Concession Opportunity at Big South Fork National River and Recreation Area

Want to run a stable operation? There's an opportunity at Big South Fork National River and Recreation Area. NPS photo.

If you’ve always dreamed of boarding llamas and donkeys, and doing it with National Park Service approval, your ship has come in.

The Park Service recently released a prospectus seeking proposals for a concession opportunity at Big South Fork National River and Recreation Area. This 125,000-acre, heavily forested unit of the park system is located 65 miles northwest of Knoxville, Tennessee, in southeastern Kentucky and north-central Tennessee.

The concession consists of a stable for renting stall spaces for horses, donkeys, mules, and llamas, plus a camp store (currently called a tack store) for selling souvenirs, picnic supplies, snacks, beverages, ice, firewood, and veterinarian and tack supplies.

The stable and camp store are near the park visitor center and an adjacent 181-site campground.

The 10-year contract authorizes, but does not require the concessionaire to offer wagon rides, bicycle rental, laundry service, veterinarian service canoe rental, guided horse rides, horse rental, interpretive programs and hunting and fishing licenses.
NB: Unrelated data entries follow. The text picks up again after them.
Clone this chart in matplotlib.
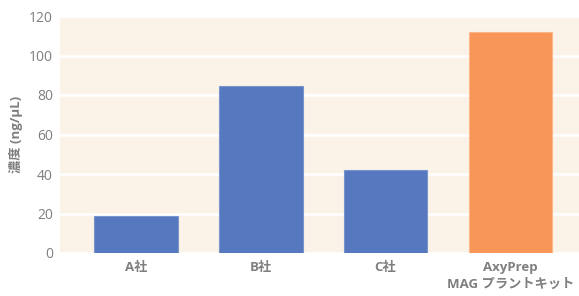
import matplotlib
matplotlib.use("Agg")
from matplotlib import pyplot as plt

plt.rcParams["font.family"] = ["Open Sans", "Noto Sans CJK JP", "DejaVu Sans"]

# Data
categories = ["A社", "B社", "C社", "AxyPrep\nMAG プラントキット"]
values = [18.7, 84.5, 42.0, 111.8]
colors = ["#5578BF", "#5578BF", "#5578BF", "#F79657"]
edges = ["#7A95CC", "#7A95CC", "#7A95CC", "#FBB68A"]
yticks = [0, 20, 40, 60, 80, 100, 120]

W, H = 579, 296
fig = plt.figure(figsize=(W / 100, H / 100), dpi=100)
ax = fig.add_axes([60 / W, (296 - 253) / H, (579 - 60) / W, (253 - 16) / H])
ax.set_facecolor("#FCF3E8")

x = list(range(len(categories)))
ax.bar(x, values, width=0.67, color=colors, edgecolor=edges, linewidth=0.8, zorder=3)

ax.set_ylim(0, 120)
ax.set_xlim(-0.61, 3.55)
ax.set_yticks(yticks)
ax.set_yticklabels([str(t) for t in yticks], color="#7F7F7F", fontsize=10)
ax.set_xticks(x)
ax.set_xticklabels(categories, color="#7F7F7F", fontsize=9.5, fontweight="bold", linespacing=1.35)
ax.tick_params(axis="x", length=0, pad=6)
ax.tick_params(axis="y", length=0, pad=5)
ax.grid(axis="y", color="white", linewidth=1.8, zorder=1)
for s in ax.spines.values():
    s.set_visible(False)
ax.set_ylabel("濃度 (ng/µL)", color="#7F7F7F", fontsize=9.5, fontweight="bold", labelpad=4)

fig.savefig("out.png", dpi=100)
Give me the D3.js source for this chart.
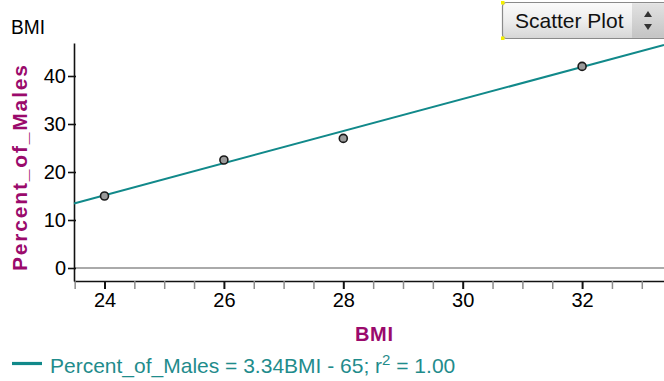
<!DOCTYPE html>
<html>
<head>
<meta charset="utf-8">
<script src="https://cdn.jsdelivr.net/npm/d3@7/dist/d3.min.js"></script>
<style>
  html, body { margin: 0; padding: 0; background: #fff; }
  svg { display: block; font-family: "Liberation Sans", Arial, Helvetica, sans-serif; }
</style>
</head>
<body>
<svg id="chart" width="664" height="381"></svg>
<script>
// Observations: BMI vs percent of males
const bmi = [24, 26, 28, 32];
const percentMales = [15, 22.5, 27, 42];

// Least-squares line as reported in the legend
const fitSlope = 3.34;
const fitIntercept = -65;
const fitLabel = "Percent_of_Males = 3.34BMI - 65; r";
const fitR2 = "1.00";

// Axis ticks
const xTicks = d3.range(23.5, 33.01, 0.5);
const xLabelled = [24, 26, 28, 30, 32];
const yTicks = [0, 10, 20, 30, 40];

const purple = "#9a0a6c";
const teal = "#11898a";

const svg = d3.select("#chart");

const x = d3.scaleLinear().domain([23.489, 33.372]).range([74, 664]);
const y = d3.scaleLinear().domain([-2.708, 46.875]).range([281, 43]);

// Zero reference line
svg.append("line")
  .attr("x1", x.range()[0]).attr("x2", x.range()[1])
  .attr("y1", y(0)).attr("y2", y(0))
  .attr("stroke", "#aaaaaa").attr("stroke-width", 2);

// X axis
const xAxis = svg.append("g")
  .attr("transform", `translate(0,${y.range()[0]})`)
  .call(d3.axisBottom(x).tickValues(xTicks).tickSize(8).tickSizeOuter(0)
    .tickFormat(d => xLabelled.includes(d) ? d3.format("d")(d) : ""));
xAxis.select(".domain").attr("stroke", "#111").attr("stroke-width", 1.6);
xAxis.selectAll(".tick line")
  .attr("stroke", d => xLabelled.includes(d) ? "#111" : "#8c8c8c")
  .attr("stroke-width", d => xLabelled.includes(d) ? 2 : 1.5);
xAxis.selectAll(".tick text")
  .attr("fill", "#000").attr("font-size", 20)
  .attr("y", 12).attr("dy", "0.71em")
  .attr("font-family", "Liberation Sans, Arial, sans-serif");

// Y axis
const yAxis = svg.append("g")
  .attr("transform", `translate(${x.range()[0]},0)`)
  .call(d3.axisLeft(y).tickValues(yTicks).tickSize(6).tickSizeOuter(0).tickPadding(2));
yAxis.select(".domain").attr("stroke", "#111").attr("stroke-width", 1.6);
yAxis.selectAll(".tick line").attr("stroke", "#111").attr("stroke-width", 1.6).attr("x2", 2).attr("x1", -6);
yAxis.selectAll(".tick text")
  .attr("fill", "#000").attr("font-size", 20)
  .attr("font-family", "Liberation Sans, Arial, sans-serif");

// Regression line across the plotted BMI range
const xd = x.domain();
svg.append("line")
  .attr("x1", x(xd[0])).attr("y1", y(fitSlope * xd[0] + fitIntercept))
  .attr("x2", x(xd[1])).attr("y2", y(fitSlope * xd[1] + fitIntercept))
  .attr("stroke", teal).attr("stroke-width", 2);

// Points
svg.append("g").selectAll("circle")
  .data(bmi.map((b, i) => ({ b, p: percentMales[i] })))
  .join("circle")
  .attr("cx", d => x(d.b)).attr("cy", d => y(d.p))
  .attr("r", 4)
  .attr("fill", "#9a9a9a").attr("stroke", "#1a1a1a").attr("stroke-width", 1.6);

// Top-left variable name
svg.append("text").attr("x", 11).attr("y", 34)
  .attr("font-size", 20).attr("fill", "#000")
  .attr("textLength", 34).attr("lengthAdjust", "spacingAndGlyphs")
  .text("BMI");

// Axis titles
svg.append("text")
  .attr("x", 374).attr("y", 341).attr("text-anchor", "middle")
  .attr("font-size", 20).attr("font-weight", "bold").attr("fill", purple)
  .attr("textLength", 38).attr("lengthAdjust", "spacing")
  .text("BMI");

svg.append("text")
  .attr("transform", "translate(27,168) rotate(-90)")
  .attr("text-anchor", "middle")
  .attr("font-size", 21).attr("font-weight", "bold").attr("fill", purple)
  .attr("textLength", 206).attr("lengthAdjust", "spacing")
  .text("Percent_of_Males");

// Legend
svg.append("line")
  .attr("x1", 12).attr("x2", 42).attr("y1", 363.5).attr("y2", 363.5)
  .attr("stroke", teal).attr("stroke-width", 3.2);
const legend = svg.append("text")
  .attr("x", 50).attr("y", 373).attr("font-size", 21).attr("fill", "#1f8c8c");
legend.append("tspan").text(fitLabel);
legend.append("tspan").attr("font-size", 15).attr("dy", -8).text("2");
legend.append("tspan").attr("dy", 8).text(" = " + fitR2);

// Plot type selector
const defs = svg.append("defs");
const grad = defs.append("linearGradient").attr("id", "btn").attr("x1", 0).attr("y1", 0).attr("x2", 0).attr("y2", 1);
grad.append("stop").attr("offset", "0%").attr("stop-color", "#fbfbfb");
grad.append("stop").attr("offset", "55%").attr("stop-color", "#ececec");
grad.append("stop").attr("offset", "100%").attr("stop-color", "#d6d6d6");
const grad2 = defs.append("linearGradient").attr("id", "spin").attr("x1", 0).attr("y1", 0).attr("x2", 0).attr("y2", 1);
grad2.append("stop").attr("offset", "0%").attr("stop-color", "#e2e2e2");
grad2.append("stop").attr("offset", "100%").attr("stop-color", "#c4c4c4");

const sel = svg.append("g");
sel.append("rect").attr("x", 502.5).attr("y", 2.5).attr("width", 175).attr("height", 36).attr("rx", 4)
  .attr("fill", "url(#btn)").attr("stroke", "#8a8a8a").attr("stroke-width", 1.2);
sel.append("rect").attr("x", 632).attr("y", 3.2).attr("width", 40).attr("height", 34.6)
  .attr("fill", "url(#spin)");
sel.append("text").attr("x", 515).attr("y", 28).attr("font-size", 21).attr("fill", "#111")
  .text("Scatter Plot");
sel.append("path").attr("d", "M644,17 L648,11 L652,17 Z").attr("fill", "#333");
sel.append("path").attr("d", "M644,24 L648,30 L652,24 Z").attr("fill", "#333");
sel.append("rect").attr("x", 501).attr("y", 1).attr("width", 3.5).attr("height", 3.5).attr("fill", "#f4f000");
sel.append("rect").attr("x", 501).attr("y", 36.5).attr("width", 3.5).attr("height", 3.5).attr("fill", "#f4f000");
</script>
</body>
</html>
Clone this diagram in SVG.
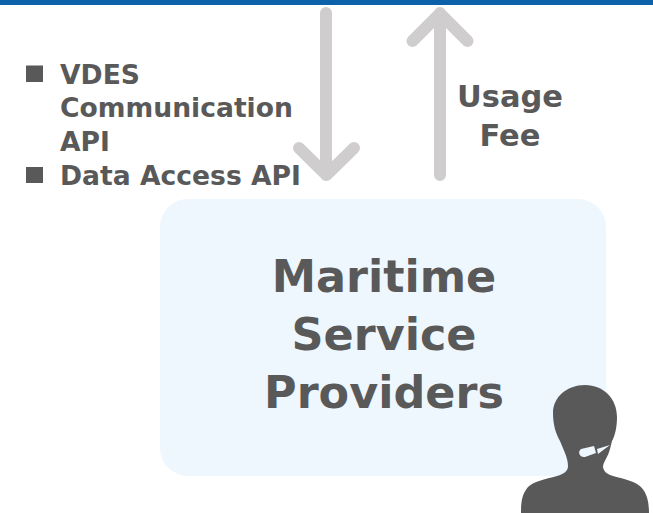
<svg xmlns="http://www.w3.org/2000/svg" width="653" height="513" viewBox="0 0 653 513">
<style>
text{font-family:"DejaVu Sans",Verdana,sans-serif;font-weight:700;fill:#595959}
.t{font-size:26.6px}
.b{font-size:44.5px;text-anchor:middle}
.u{font-size:30.5px;text-anchor:middle}
.s{fill:#595959}
.a{fill:none;stroke:#cfcdcd;stroke-width:12px;stroke-linecap:round;stroke-linejoin:round}
</style>
<rect id="top-bar" x="0" y="0" width="653" height="5" fill="#0b62a8"/>
<g id="connectors">
<path class="a" d="M326 13V175M299 148L326.500 175L354 148"/>
<path class="a" d="M440 175V13M412.500 41L440 13.500L467.500 41"/>
</g>
<g id="api-list">
<rect class="s" x="26" y="65.500" width="17" height="16.500"/>
<text class="t" x="60" y="84">VDES</text>
<text class="t" x="60" y="117">Communication</text>
<text class="t" x="60" y="151">API</text>
<rect class="s" x="26" y="167" width="17" height="16"/>
<text class="t" x="60" y="185">Data Access API</text>
</g>
<g id="usage-fee">
<text class="u" x="510" y="107">Usage</text>
<text class="u" x="510" y="146">Fee</text>
</g>
<g id="maritime-service-providers">
<rect x="160" y="199" width="446" height="277" rx="28" fill="#eef6fe"/>
<text class="b" x="384" y="292">Maritime</text>
<text class="b" x="384" y="350">Service</text>
<text class="b" x="384" y="408">Providers</text>
</g>
<g id="person">
<path class="s" d="M585 385C604 385 617 399 617 417C617 427 615 436 612 441L610 449C608 457 603 462 603 467C604 472 607 474 613 476C625 479 636 482 641 487C647 493 649 502 649 513H521C521 502 522 494 528 487C533 482 545 479 557 476C564 474 568 471 568 466C568 458 564 451 560 441C556 434 553 425 553 413C553 397 567 385 585 385Z"/>
<path d="M581 449L594 446L596 453L585 457C580 458 577 452 581 449ZM597 449L610 445L598 454Z" fill="#eef6fe"/>
</g>
</svg>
There appears to be quite a bit of room for entrepreneurship on the part of the new concessionaire.

Buildings supporting the concession are NPS-owned and the initial investment to begin operations is estimated at only $15,000. Compare this to the estimated $45 million initial investment (and equal number of headaches) for the current open prospectus at Yellowstone National Park.

Concession revenues in 2010 were $62,000, a $10,000 decline from each of the previous two years. The minimum franchise fee is 2 percent of revenues and a repair and maintenance reserve contained in many NPS contracts is not required.

The contract is to take effect on January 1, 2013, and the concession is to be open each year from March 1 through November 30. Proposals are due at the National Park Service by September 14, 2012.

Comments

It's a wonderful park, but anyone interested should know that the existing concessioner is a Preferred Offeror with the right to match your offer.

This is true and we should have included the important fact in the article. The current concessionaire as a preferred offeror can match the best bid, but only if it has first offered a bid during the initial bidding period. I guess the fact that the prospectus says "the current concessioner has operated successfully and satisfactorily..." would give someone else pause in pursuing the contract.